November 16, 2025

Infection preventionists well positioned for C-Suite

Editor's Note

With executive-level turnover and regulatory pressures on the rise, infection preventionists (IPs) should be elevated to executive-level roles to prevent a missed professional opportunity and potential structural weakness in health care governance, according to Deborah Ellis, PhD, MS, MPH, MT(ASCP), CIC, LTC-CIP, CPHQ, FACHE in a November 13 news story in Infection Control Today. Ellis noted that “elevating IPs into executive leadership isn't symbolic; it's a strategic imperative.”

And she shared several reasons why, per the news story, including the fact that over the past 25 years, IPs have transformed from tactical specialists into strategic leaders who think and lead like executives. For example, they analyze complex data, and coordinate work across multidisciplinary environments with stakeholders working in clinical, environmental, engineering, information technology, and supply chain settings.

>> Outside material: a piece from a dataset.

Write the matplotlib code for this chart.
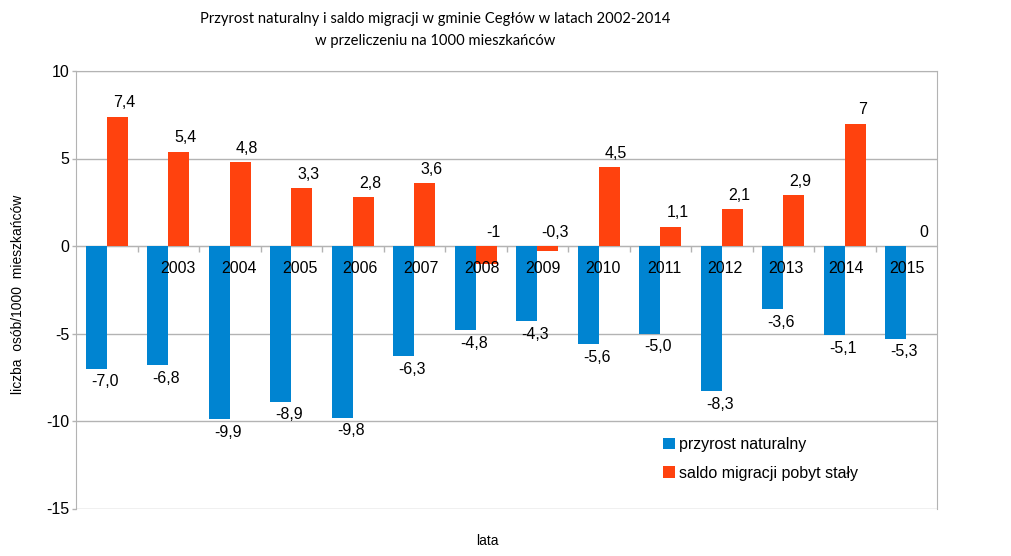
import matplotlib
matplotlib.use("Agg")
import matplotlib.pyplot as plt
from matplotlib.patches import Patch

years = [2002, 2003, 2004, 2005, 2006, 2007, 2008, 2009, 2010, 2011, 2012, 2013, 2014, 2015]
category_labels = ["", "2003", "2004", "2005", "2006", "2007", "2008", "2009",
                   "2010", "2011", "2012", "2013", "2014", "2015"]
przyrost = [-7.0, -6.8, -9.9, -8.9, -9.8, -6.3, -4.8, -4.3, -5.6, -5.0, -8.3, -3.6, -5.1, -5.3]
saldo = [7.4, 5.4, 4.8, 3.3, 2.8, 3.6, -1, -0.3, 4.5, 1.1, 2.1, 2.9, 7, 0]
przyrost_labels = ["-7,0", "-6,8", "-9,9", "-8,9", "-9,8", "-6,3", "-4,8", "-4,3",
                   "-5,6", "-5,0", "-8,3", "-3,6", "-5,1", "-5,3"]
saldo_labels = ["7,4", "5,4", "4,8", "3,3", "2,8", "3,6", "-1", "-0,3",
                "4,5", "1,1", "2,1", "2,9", "7", "0"]
yticks = [-15, -10, -5, 0, 5, 10]
ytick_labels = ["-15", "-10", "-5", "0", "5", "10"]
series_names = ["przyrost naturalny", "saldo migracji pobyt stały"]

BLUE = "#0084d1"
RED = "#ff420e"
GRID = "#b3b3b3"

plt.rcParams['font.family'] = ['Liberation Sans', 'DejaVu Sans']

W, H = 1011, 556
fig = plt.figure(figsize=(W / 100, H / 100), dpi=100)
ax = fig.add_axes([76 / W, 1 - 508.5 / H, (937 - 76) / W, (508.5 - 71) / H])

n = len(years)
xs = list(range(n))
bw = 0.34
ax.bar([x - bw / 2 for x in xs], przyrost, width=bw, color=BLUE, zorder=3)
ax.bar([x + bw / 2 for x in xs], saldo, width=bw, color=RED, zorder=3)

ax.set_xlim(-0.5, n - 0.5)
ax.set_ylim(-15, 10)
ax.set_yticks(yticks)
ax.set_yticklabels(ytick_labels, fontsize=11.5)
ax.yaxis.grid(True, color=GRID, linewidth=1)
ax.set_axisbelow(True)

# x axis at zero with ticks at category boundaries
ax.spines['bottom'].set_position(('data', 0))
ax.spines['bottom'].set_color(GRID)
ax.spines['bottom'].set_zorder(2)
ax.set_xticks([i + 0.5 for i in range(n - 1)])
ax.set_xticklabels([])
ax.tick_params(axis='x', direction='out', length=4, color=GRID, width=1)
ax.tick_params(axis='y', direction='out', length=3, color=GRID, width=1, pad=2)
for s in ['left', 'right', 'top']:
    ax.spines[s].set_color(GRID)

# category labels
for i, lab in enumerate(category_labels):
    if lab:
        ax.annotate(lab, xy=(i * 0.988 + 0.17, 0), xytext=(0, -16),
                    textcoords='offset points', ha='center', va='center',
                    fontsize=11.5, zorder=5)

# data labels
for i in xs:
    ax.annotate(przyrost_labels[i], xy=(i - bw / 2, przyrost[i]), xytext=(6, -9.5),
                textcoords='offset points', ha='center', va='center', fontsize=11.5)
    ax.annotate(saldo_labels[i], xy=(i + bw / 2, max(saldo[i], 0)), xytext=(5, 10),
                textcoords='offset points', ha='center', va='center', fontsize=11.5)

fig.text(18 / W, 1 - 294 / H, "liczba  osób/1000  mieszkańców", rotation=90,
         ha='center', va='center', fontsize=10)

fig.text(487 / W, 1 - 541 / H, "lata", ha='center', va='center', fontsize=10)

fig.text(435 / W, 1 - 18.5 / H, "Przyrost naturalny i saldo migracji w gminie Cegłów w latach 2002-2014",
         ha='center', va='center', fontsize=10.6, family=['Lato', 'DejaVu Sans'])
fig.text(435 / W, 1 - 40.5 / H, "w przeliczeniu na 1000 mieszkańców",
         ha='center', va='center', fontsize=10.6, family=['Lato', 'DejaVu Sans'])

handles = [Patch(facecolor=BLUE, edgecolor='none'), Patch(facecolor=RED, edgecolor='none')]
fig.legend(handles, series_names, loc='upper left',
           bbox_to_anchor=(663 / W, 1 - 437 / H), frameon=False, fontsize=11.5,
           handlelength=0.75, handleheight=0.75, handletextpad=0.25,
           labelspacing=0.85, borderpad=0, borderaxespad=0)

fig.savefig("out.png", dpi=100)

She further explained that the scope of an IP today encompasses enterprise-wide patient safety, regulatory compliance, change management, public health crisis coordination, and system-wide risk mitigation. Ellis described several important ways that healthcare systems can formalize a leadership track for IPs, including creating vice president or chief infection prevention officer roles, creating succession planning and mentorship programs for IPs, and recruiting IPs with advanced credentials into senior roles.